Vergeleken met de eindexamens in Nederland ziet de invulling van dit examen er anders uit. Zo is er niet een eindexamen per vak, maar is het één lang examen dat in één dag gemaakt wordt. De test bestaat uit twee onderdelen, een kwantitatief onderdeel en een verbaal onderdeel. Voor beide onderdelen zijn er tachtig meerkeuzevragen. Beide onderdelen zijn verdeeld in vier deelgebieden. Het kwantitatieve deel is verdeeld in wiskunde (XYZ), kwantitatieve vergelijkingen (KVA), kwantitatief redeneren en diagrammen (NOG) en tabellen en kaarten (DTK). Het verbale gedeelte bestaat uit woordenschat (ORD), leesvaardigheid in het Zweeds (LÄS), zinnen afmaken (MEK) en leesvaardigheid in het Engels (ELF). Drie van de acht deelgebieden hebben dus betrekking op de kennis van het Zweeds.

De examens worden over een periode van twee jaar gemaakt door veertien medewerkers (Umeå Universitet, 2013). Elke vraag in het examen is vooraf getest bij ongeveer 2000 reguliere testparticipanten. Op basis hiervan bepaalt men de moeilijkheid van de vragen en wijzigt men antwoordcategorieën die te vaak of te weinig gekozen zijn. Zowel voor als na de try-out is elke vraag beoordeeld door een deskundige in het vakgebied van de vraag en een deskundige op het gebied van taal. In de uiteindelijke toets zijn er niet meer dan vier vragen die in eenzelfde try-outexamen zijn gebruikt, om te voorkomen dat een leerling te veel vragen herkent van een try-out.

antwoordmogelijkheden. De meeste hebben er vier, maar bijvoorbeeld bij het woordenschat- onderdeel zijn het er vijf. De vragen worden nagekeken door machines.

Achteraf worden de resultaten gestandaardiseerd om zo te zorgen dat de moeilijkheid van de toets vergelijkbaar is. De resultaten worden vergeleken met twee referentiegroepen. Als eerste een referentiegroep op basis van een gestratificeerde selectie op basis van educatie, gender en leeftijd. De tweede referentiegroep is op basis van leerlingen die 18 of 19 jaar oud zijn en in het derde jaar van gymnasieskola zitten. Aan de hand van deze referentiegroepen standaardiseert men de resultaten, zodat de verdelingen over de jaren vergelijkbaar zijn. De score geeft men uiteindelijk in een getal tussen de 0.00 en 2.00, met dus twee cijfers achter de komma.
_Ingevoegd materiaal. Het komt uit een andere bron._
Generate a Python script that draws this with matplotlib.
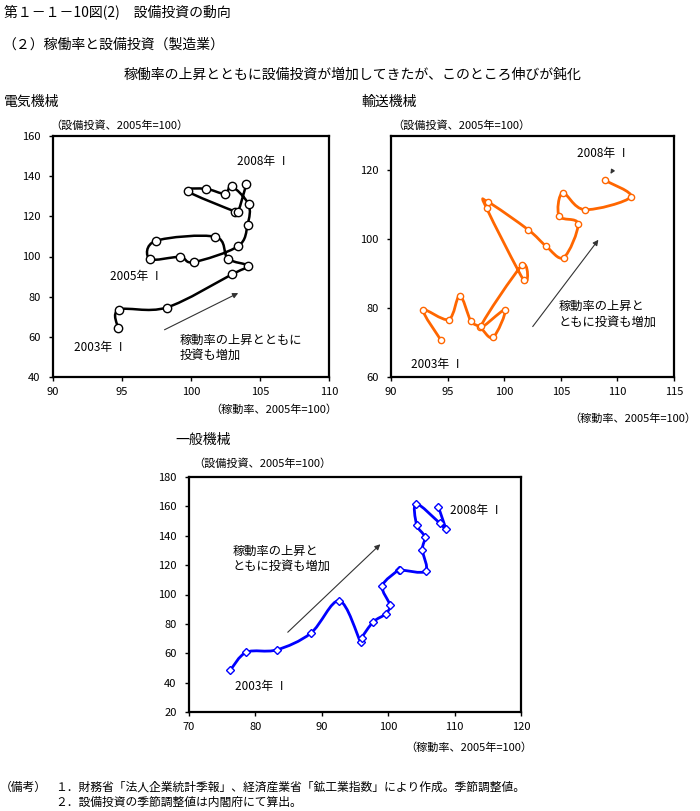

De woordenschatvragen gaan over zowel Zweedse woorden als leenwoorden en kunnen uit uiteenlopende kennisgebieden komen. Het onderdeel leesvaardigheid in het examen van het voorjaar 2013 werd getoetst aan de hand van twintig vragen op basis van enkele teksten. Dit aantal vragen is vergelijkbaar met het eindexamen Nederlands in Nederland. Voor havo bestond dit in 2014 ook uit twintig vragen, al zijn er in Nederland ook open vragen en bestond een van de vragen uit het maken van een samenvatting. Een voorbeeld van een vraag is:

Volket svarsförslag sammanfattar bäst textens huvudpoäng? 6

(Welk antwoord vat de tekst het beste samen?)

A: Urval skapar olikheter (Selectie creëert verschillen) B: Evolutionen formar livsmiljön (Evolutie vormt leefgebied)

C: Anpassning främjar förändring (Aanpassing bevordert verandering) D: Variation ökar överlevnaden (Variatie vergroot overlevingskansen)

Men baseert zich op Classical Test Theory, maar onderzoekt tevens in hoeverre Item Response Theory (IRT) bij kan dragen aan een betere toets. Ook is men bezig met onderzoek naar in hoeverre het herhaaldelijk mogen maken van deze toets van invloed kan zijn op de resultaten. Er wordt dus veel aandacht besteed aan de psychometrische kant van het ontwikkelen van deze toets.